▶ **What is asked**
Retype the records below from their first line through the line holding "plt.rcParams['font.family'] = ['Liberation", including both ends and no pictures.

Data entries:
▶

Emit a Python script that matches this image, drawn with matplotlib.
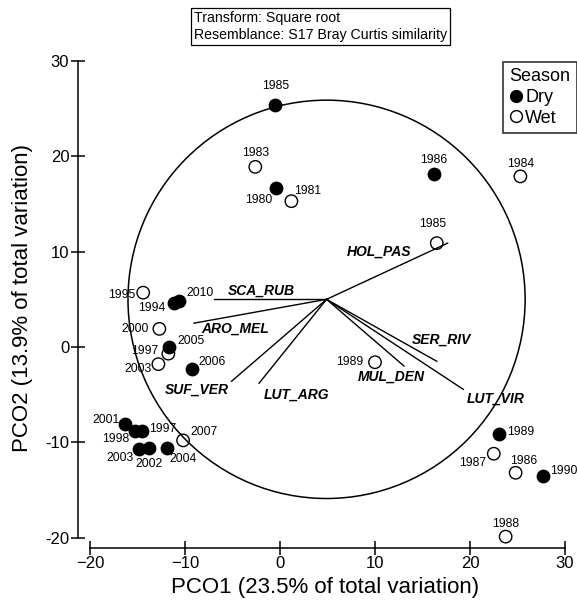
import numpy as np
import matplotlib
matplotlib.use('Agg')
import matplotlib.pyplot as plt
from matplotlib.patches import Ellipse
from matplotlib.lines import Line2D

plt.rcParams['font.family'] = ['Liberation Sans', 'DejaVu Sans']

# Sample scores (PCO1, PCO2), label year and season
years = ['1985', '1983', '1980', '1981', '1986', '1984', '1985', '1989',
         '1989', '1987', '1986', '1990', '1988',
         '1995', '2010', '1994', '2000', '2005', '1997', '2003', '2006',
         '2001', '1998', '1997', '2003', '2002', '2004', '2007']
pco1 = [-0.5, -2.6, -0.45, 1.2, 16.2, 25.3, 16.5, 10.0,
        23.1, 22.5, 24.8, 27.7, 23.75,
        -14.4, -10.6, -11.2, -12.7, -11.65, -11.75, -12.8, -9.3,
        -16.3, -15.3, -14.5, -14.8, -13.8, -11.9, -10.2]
pco2 = [25.4, 18.9, 16.65, 15.3, 18.2, 17.9, 10.9, -1.6,
        -9.1, -11.2, -13.2, -13.5, -19.9,
        5.7, 4.8, 4.6, 1.9, 0.0, -0.7, -1.8, -2.3,
        -8.1, -8.8, -8.8, -10.7, -10.6, -10.6, -9.8]
season = ['Dry', 'Wet', 'Dry', 'Wet', 'Dry', 'Wet', 'Wet', 'Wet',
          'Dry', 'Wet', 'Wet', 'Dry', 'Wet',
          'Wet', 'Dry', 'Dry', 'Wet', 'Dry', 'Wet', 'Wet', 'Dry',
          'Dry', 'Dry', 'Dry', 'Dry', 'Dry', 'Dry', 'Wet']

# label placement: offset in pixels and horizontal alignment
lab_dx = [0, 0, -17, 16, 0, 0, -4, -12,
          8, -8, 8, 7, 0,
          -8, 7, -8, -11, 8, -10, -7, 7,
          -5, -5, 7, -6, 0, 3, 7]
lab_dy = [19, 14, -12, 10, 14, 12, 19, 0,
          2, -9, 12, 5, 13,
          -2, 8, -5, 0, 6, 3, -5, 7,
          4, -8, 2, -9, -16, -11, 8]
lab_ha = ['center', 'center', 'center', 'center', 'center', 'center', 'center', 'right',
          'left', 'right', 'center', 'left', 'center',
          'right', 'left', 'right', 'right', 'left', 'right', 'right', 'left',
          'right', 'right', 'left', 'right', 'center', 'left', 'left']

# Vector overlay (species)
species = ['SCA_RUB', 'ARO_MEL', 'SUF_VER', 'LUT_ARG', 'HOL_PAS', 'SER_RIV', 'MUL_DEN', 'LUT_VIR']
vec_x = [-6.9, -9.05, -5.1, -2.2, 17.65, 16.5, 13.05, 19.3]
vec_y = [5.0, 2.5, -3.6, -3.8, 10.9, -1.5, -2.0, -4.45]
origin = (4.9, 5.0)
radius = 20.9
sp_lab_x = [-2.0, -4.7, -8.8, 1.7, 10.4, 17.0, 11.7, 22.7]
sp_lab_y = [5.9, 1.9, -4.5, -5.0, 10.0, 0.8, -3.1, -5.4]

xticks = [-20, -10, 0, 10, 20, 30]
yticks = [-20, -10, 0, 10, 20, 30]

fig = plt.figure(figsize=(5.77, 6.04), dpi=100)
ax = fig.add_axes([0, 0, 1, 1])
ax.patch.set_visible(False)
ax.set_xlim(-29.47, 31.26)
ax.set_ylim(-26.97, 36.41)

for s in ['top', 'right']:
    ax.spines[s].set_visible(False)
ax.spines['left'].set_position(('data', -21.3))
ax.spines['left'].set_bounds(-20, 30)
ax.spines['bottom'].set_position(('data', -21.1))
ax.spines['bottom'].set_bounds(-20, 30)
for s in ['left', 'bottom']:
    ax.spines[s].set_linewidth(1.1)

ax.set_xticks(xticks)
ax.set_xticklabels([str(t).replace('-', '\u2212') for t in xticks])
ax.set_yticks(yticks)
ax.set_yticklabels([str(t) for t in yticks])
ax.tick_params(direction='inout', length=10, width=1.1, labelsize=12, pad=1)

# correlation circle and vectors
ax.add_patch(Ellipse(origin, 2 * radius, 2 * radius, fill=False, ec='black', lw=1.1))
for vx, vy in zip(vec_x, vec_y):
    ax.plot([origin[0], vx], [origin[1], vy], color='black', lw=1.0)
for name, lx, ly in zip(species, sp_lab_x, sp_lab_y):
    ax.text(lx, ly, name, fontsize=10, fontweight='bold', fontstyle='italic',
            ha='center', va='center')

# points
pco1 = np.array(pco1)
pco2 = np.array(pco2)
is_dry = np.array([s == 'Dry' for s in season])
ax.scatter(pco1[~is_dry], pco2[~is_dry], s=80, facecolor='none', edgecolor='black',
           linewidth=1.0, zorder=3)
ax.scatter(pco1[is_dry], pco2[is_dry], s=80, facecolor='black', edgecolor='black',
           linewidth=1.0, zorder=4)
for yr, x, y, dx, dy, ha in zip(years, pco1, pco2, lab_dx, lab_dy, lab_ha):
    ax.annotate(yr, (x, y), xytext=(dx, dy), textcoords='offset pixels',
                fontsize=8.7, ha=ha, va='center', zorder=5)

# axis titles
fig.text(325 / 577, 1 - 587 / 604, 'PCO1 (23.5% of total variation)', fontsize=16,
         ha='center', va='center')
fig.text(23 / 577, 1 - 298 / 604, 'PCO2 (13.9% of total variation)', fontsize=16,
         ha='center', va='center', rotation=90)

# info box
fig.text(194 / 577, 1 - 11 / 604, 'Transform: Square root\nResemblance: S17 Bray Curtis similarity',
         fontsize=10.2, ha='left', va='top', linespacing=1.3,
         bbox=dict(boxstyle='square,pad=0.2', fc='white', ec='black', lw=0.9))

# legend
handles = [Line2D([], [], marker='o', ls='none', mfc='black', mec='black', ms=8.5),
           Line2D([], [], marker='o', ls='none', mfc='none', mec='black', ms=8.5)]
leg = ax.legend(handles, ['Dry', 'Wet'], title='Season', loc='upper right',
                bbox_to_anchor=(1.0, 1 - 62 / 604), bbox_transform=fig.transFigure,
                fontsize=13, title_fontsize=13, frameon=True, fancybox=False,
                borderpad=0.35, handlelength=0.7, handletextpad=0.15, labelspacing=0.2,
                borderaxespad=0, alignment='left')
leg.get_frame().set_edgecolor('black')
leg.get_frame().set_linewidth(1.2)

fig.savefig('out.png', dpi=100)
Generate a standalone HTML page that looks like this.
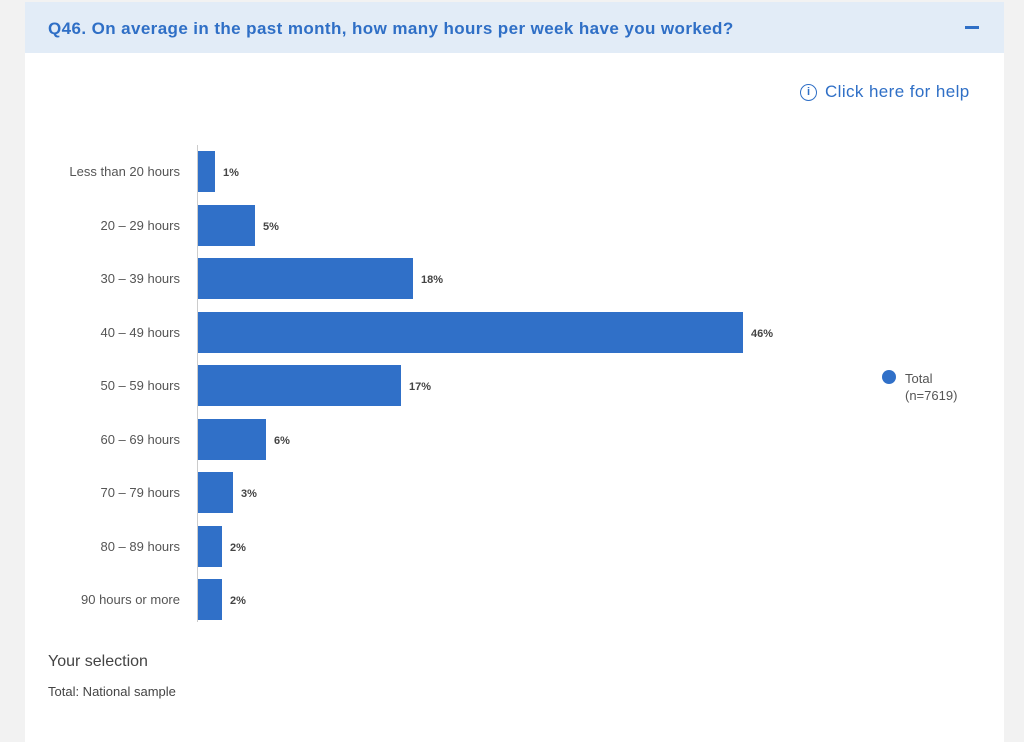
<!DOCTYPE html>
<html><head><style>
body{margin:0;width:1024px;height:742px;background:#f2f2f2;font-family:"Liberation Sans",sans-serif;position:relative;overflow:hidden}
.panel{position:absolute;left:25px;top:2px;width:979px;height:740px;background:#fff}
.hdr{position:absolute;left:25px;top:2px;width:979px;height:51px;background:#e2ecf7}
.title{position:absolute;left:48px;top:19px;font-size:17px;font-weight:bold;color:#2f6fc6;letter-spacing:0.4px}
.minus{position:absolute;left:965px;top:26px;width:14px;height:3px;background:#2f6fc6}
.help{position:absolute;left:825px;top:82px;font-size:17px;color:#2f6fc6;letter-spacing:0.4px}
.icon{position:absolute;left:800px;top:84px;width:15px;height:15px;border:1.5px solid #2f6fc6;border-radius:50%;color:#2f6fc6;font-size:11px;text-align:center;line-height:15px;font-weight:bold}
.lab{position:absolute;right:844px;font-size:13px;color:#555;white-space:nowrap}
.bar{position:absolute;left:198px;height:41px;background:#3070c8}
.val{position:absolute;font-size:11px;font-weight:bold;color:#444;margin-top:2px}
.axis{position:absolute;left:197px;top:145px;width:1px;height:477px;background:#ccc}
</style></head><body>
<div class="panel"></div><div class="hdr"></div>
<div class="title">Q46. On average in the past month, how many hours per week have you worked?</div>
<div class="minus"></div>
<div class="icon">i</div><div class="help">Click here for help</div>
<div class="axis"></div>
<div class="lab" style="top:164px">Less than 20 hours</div><div class="bar" style="top:151px;width:17px"></div><div class="val" style="left:223px;top:165px">1%</div>
<div class="lab" style="top:218px">20 – 29 hours</div><div class="bar" style="top:205px;width:57px"></div><div class="val" style="left:263px;top:219px">5%</div>
<div class="lab" style="top:271px">30 – 39 hours</div><div class="bar" style="top:258px;width:215px"></div><div class="val" style="left:421px;top:272px">18%</div>
<div class="lab" style="top:325px">40 – 49 hours</div><div class="bar" style="top:312px;width:545px"></div><div class="val" style="left:751px;top:326px">46%</div>
<div class="lab" style="top:378px">50 – 59 hours</div><div class="bar" style="top:365px;width:203px"></div><div class="val" style="left:409px;top:379px">17%</div>
<div class="lab" style="top:432px">60 – 69 hours</div><div class="bar" style="top:419px;width:68px"></div><div class="val" style="left:274px;top:433px">6%</div>
<div class="lab" style="top:485px">70 – 79 hours</div><div class="bar" style="top:472px;width:35px"></div><div class="val" style="left:241px;top:486px">3%</div>
<div class="lab" style="top:539px">80 – 89 hours</div><div class="bar" style="top:526px;width:24px"></div><div class="val" style="left:230px;top:540px">2%</div>
<div class="lab" style="top:592px">90 hours or more</div><div class="bar" style="top:579px;width:24px"></div><div class="val" style="left:230px;top:593px">2%</div>
<div style="position:absolute;left:882px;top:370px;width:14px;height:14px;border-radius:50%;background:#3070c8"></div>
<div style="position:absolute;left:905px;top:370px;font-size:13px;color:#555;line-height:17px">Total<br>(n=7619)</div>
<div style="position:absolute;left:48px;top:653px;font-size:16px;color:#444">Your selection</div>
<div style="position:absolute;left:48px;top:684px;font-size:13px;color:#444">Total: National sample</div>
</body></html>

◀

▶ **Task output**
Emit a Python script that matches this image, drawn with matplotlib.
import numpy as np
import matplotlib
matplotlib.use('Agg')
import matplotlib.pyplot as plt
from matplotlib.patches import Ellipse
from matplotlib.lines import Line2D

plt.rcParams['font.family'] = ['Liberation Sans', 'DejaVu Sans']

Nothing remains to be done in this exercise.